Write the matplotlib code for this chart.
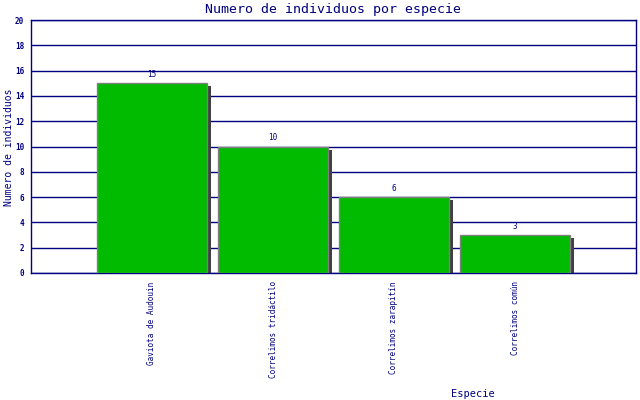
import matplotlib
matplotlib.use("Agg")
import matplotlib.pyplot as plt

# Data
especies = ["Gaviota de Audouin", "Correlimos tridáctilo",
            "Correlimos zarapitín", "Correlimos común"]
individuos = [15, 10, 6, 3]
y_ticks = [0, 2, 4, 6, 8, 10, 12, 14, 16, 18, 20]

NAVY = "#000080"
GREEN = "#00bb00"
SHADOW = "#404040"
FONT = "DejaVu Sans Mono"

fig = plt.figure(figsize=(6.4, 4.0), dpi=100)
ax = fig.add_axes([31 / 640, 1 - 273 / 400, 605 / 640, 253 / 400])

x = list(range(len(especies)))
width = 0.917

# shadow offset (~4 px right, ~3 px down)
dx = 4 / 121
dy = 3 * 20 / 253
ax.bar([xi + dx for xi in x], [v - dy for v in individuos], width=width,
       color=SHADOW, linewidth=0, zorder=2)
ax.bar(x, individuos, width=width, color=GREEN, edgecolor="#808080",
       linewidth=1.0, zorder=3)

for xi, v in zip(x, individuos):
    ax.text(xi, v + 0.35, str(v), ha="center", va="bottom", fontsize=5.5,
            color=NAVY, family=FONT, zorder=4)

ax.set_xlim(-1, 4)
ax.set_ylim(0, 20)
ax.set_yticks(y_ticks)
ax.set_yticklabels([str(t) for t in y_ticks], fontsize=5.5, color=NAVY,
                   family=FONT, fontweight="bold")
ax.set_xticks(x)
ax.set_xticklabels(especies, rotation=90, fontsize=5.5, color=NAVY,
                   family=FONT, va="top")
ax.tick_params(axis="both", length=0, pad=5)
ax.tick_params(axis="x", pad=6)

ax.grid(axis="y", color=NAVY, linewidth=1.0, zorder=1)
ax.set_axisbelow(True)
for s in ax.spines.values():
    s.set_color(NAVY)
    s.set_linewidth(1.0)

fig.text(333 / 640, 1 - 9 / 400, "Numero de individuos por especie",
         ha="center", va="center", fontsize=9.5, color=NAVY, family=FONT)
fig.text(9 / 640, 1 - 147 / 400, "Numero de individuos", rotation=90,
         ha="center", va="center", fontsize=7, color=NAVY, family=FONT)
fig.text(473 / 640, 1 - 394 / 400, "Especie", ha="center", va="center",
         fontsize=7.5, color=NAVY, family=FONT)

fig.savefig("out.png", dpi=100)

◇ ◇ ◇ ◇ ◇ ◇ ◇

| To be done |
Reproduce the material above exactly, first line through the line that contains "import matplotlib.pyplot as plt", minus the pictures.

| Solution for this task |
Write the matplotlib code for this chart.
import matplotlib
matplotlib.use("Agg")
import matplotlib.pyplot as plt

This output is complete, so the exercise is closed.